L'administration déplorable des deniers de l'établissement pédagogique de la rue de Bièvre y avait déjà donné plus de vacances que n'en accordait l'université de Paris, et ces relâches avaient introduit de mauvaises mœurs y tuant la discipline. Peu de place restait aux élèves du temps de l'avocat Jacques du Chesne ; un marchand de chevaux, le sieur Lauris, leur en avait assez pris en location pour y établir un manège. Après une longue série de petites prévarications dans l'administration de leur temporel, il fallut suspendre les bourses pour un temps indéterminé, par décision universitaire du 16 juillet 1729 ; ce déclassement provisoire, mais sans restriction, dura trente-quatre années, et les biens de la fondation grevée de dettes étaient régis par M. Morin, simple administrateur ; lorsque le collège Saint-Michel fut au nombre de ceux réunis par le parlement à Louis-le-Grand, devenu la métropole de l'université. Son revenu net s'élevait à 3,170 livres quand les dernières bourses qu'il pût entretenir furent transférées au dit chef-lieu, et la Nation en profita lors de la suppression générale des anciennes bourses, au commencement de l'ère républicaine. Lemaître de pension Collombet n'avait pas même attendu que la première de ces deux mesures fût prise pour s'installer, à titre de locataire, dans le bâtiment principal. Les familles de chacun de ses élèves payaient à M. Collombet de 350 à 400 livres par an. M. Fouille, autre maître de pension établi dans la même rue, prenait des élèves aux mêmes conditions.

Un principal du petit, collège avait eu pour domestique, en même temps que, pour élève surnuméraire, un enfant de douze ans qui était devenu un personnage fameux. Cet enfant, né en 1636 à Brive-la-Gaillarde, c'est-à-dire dans : le Limousin, avait été envoyé à Paris par son père, simple apothicaire, dans l'espoir d'une bourse, que l'état déjà désastreux des finances de la maison l'avait empêché d'obtenir, et il avait été réduit à s'y mettre en service, puis il avait obtenu la permission de suivre les cours quand il en aurait le temps. En quittant l'établissement, le convers devenu lettré était entré avec le petit collet chez un marchand du Petit-Pont, comme précepteur de son enfant, puis en la même qualité chez le président de Gourgues, puis chez le marquis de Pluvant, maître de la garde-robe de Monsieur ; enfin M. de Saint-Laurent, sousprécepteur du duc de Chartres, l'avait employé de seconde main à corriger les devoirs du prince.
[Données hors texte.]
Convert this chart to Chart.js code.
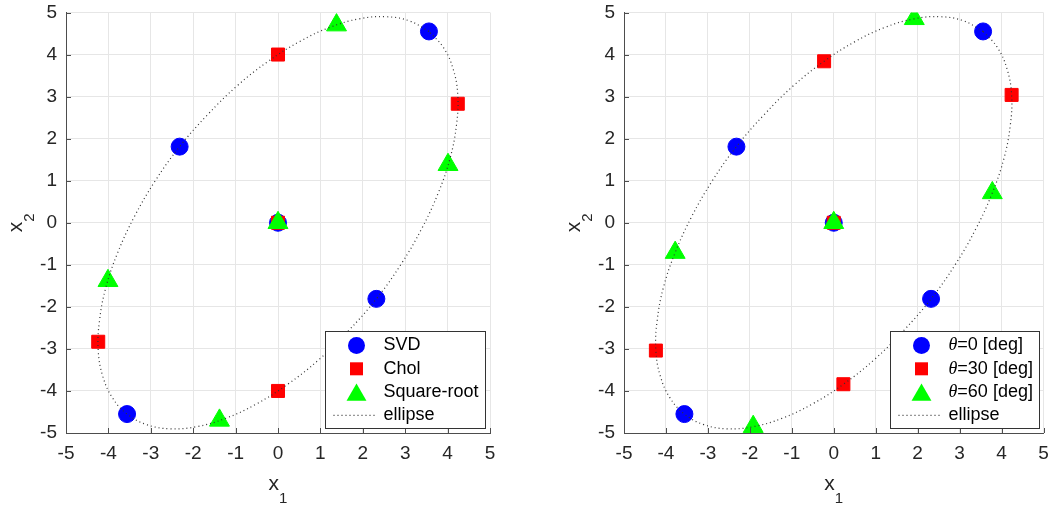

Tels furent les échelons de la fortune pour un cuistre, qui ne s'arrêta pas en si beau chemin. Il se montre assez grand politique pour qu'on lui passât bien des choses ; mais il en abusa si fort, une fois ministre et prince de l'Église, que son nom de cardinal Dubois ne fait pas plus honneur au berceau de ses études qu'à sa famille, qui refusa de garder son héritage.